The question then becomes how does one find such righteousness? The context of Jesus’s sermon proves helpful. A few verses later in Matthew 5:17-20, Jesus affirms the centrality of the Bible, declaring that those who teach and do his commandments “will be called great in the kingdom of heaven.” Such a love of God’s law goes beyond the performance driven righteousness of the Pharisees who washed their hands while they held bitterness in their hearts. Those who love the laws of God do not dismiss them as too hard. Nor do they regulate them to something that happens once or twice a week. Those who hunger and thirst for righteousness long to know and obey God’s Word. As the Psalmist writes in Psalm 119:93, “I will never forget your precepts for by them you have given me life.” Those who know the comfort of Christ will reside in the Bible.
When the righteousness have to make decisions about careers, schools, churches, homes, and how to handle depression, they look to the Word of God for wisdom. so that they may do what God would have them do. The righteousness of God as found in the Law of God should be the believer’s shining star whose gravitational pull shapes the soul’s universe.
Those who genuinely hunger and thirst after righteousness find satisfaction. Just as the crowd of 5000 ate Jesus’s miraculous meal “and were satisfied,” those who hunger and thirst for righteousness will always leave the spiritual table full (Matt 14:20). Souls that find themselves forever aching with hunger pains have either intentionally or unintentionally ceased to feed on righteousness of Jesus. Instead of pursuing Christ, they have begun to eat from the garbage of sinful desires. Christians who live for money can lose their investments. Those of us who live for sex and relationships, can discover the displeasures of age and loneliness. But those who live for righteousness find satisfaction today and tomorrow. As the psalmist noted, young lions, “suffer want and hunger,” but those who seek the Lord lack no good thing (Ps 34:11).
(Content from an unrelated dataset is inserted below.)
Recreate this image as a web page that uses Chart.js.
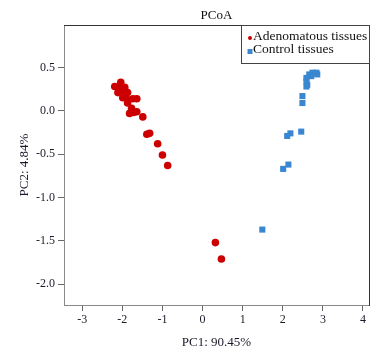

The pursuit of righteousness also results in collateral blessings. Jesus notes in Matthew 6:33 “But seek first the kingdom of God and his righteousness, and all these things will be added unto you.” The soul needs food and clothing. Hearts need meaningful relationships. The pursuit of righteousness does not exclude us from all earthly blessings. Rather, it is the source of all earthly blessing for it keeps us from making God’s good gifts into idols. Those who hunger and thirst for righteousness need not hunger for anything, finding hope and contentment in Christ.
The discovery of satisfaction leads to an increased appetite for the things of God. Just as a football player on a championship caliber team would long for more and more wins after winning the first two games on his schedule, the believer should continually hunger and thirst righteousness. As the apostle Paul notes, “Not that I have already obtained this or am already perfect, but I press on to make it my own, because Christ Jesus has made me his own (Phil 3:12).” The Christian who has had his or her sins paid in full by the blood of Christ will long for the righteousness of Jesus with more and more intensity. And the experience of righteousness will lead to an even greater desire for purity which will in-turn be satisfied and producing an even great longing for God.
Blessed are those who hunger and thirst for righteousness for they shall be satisfied.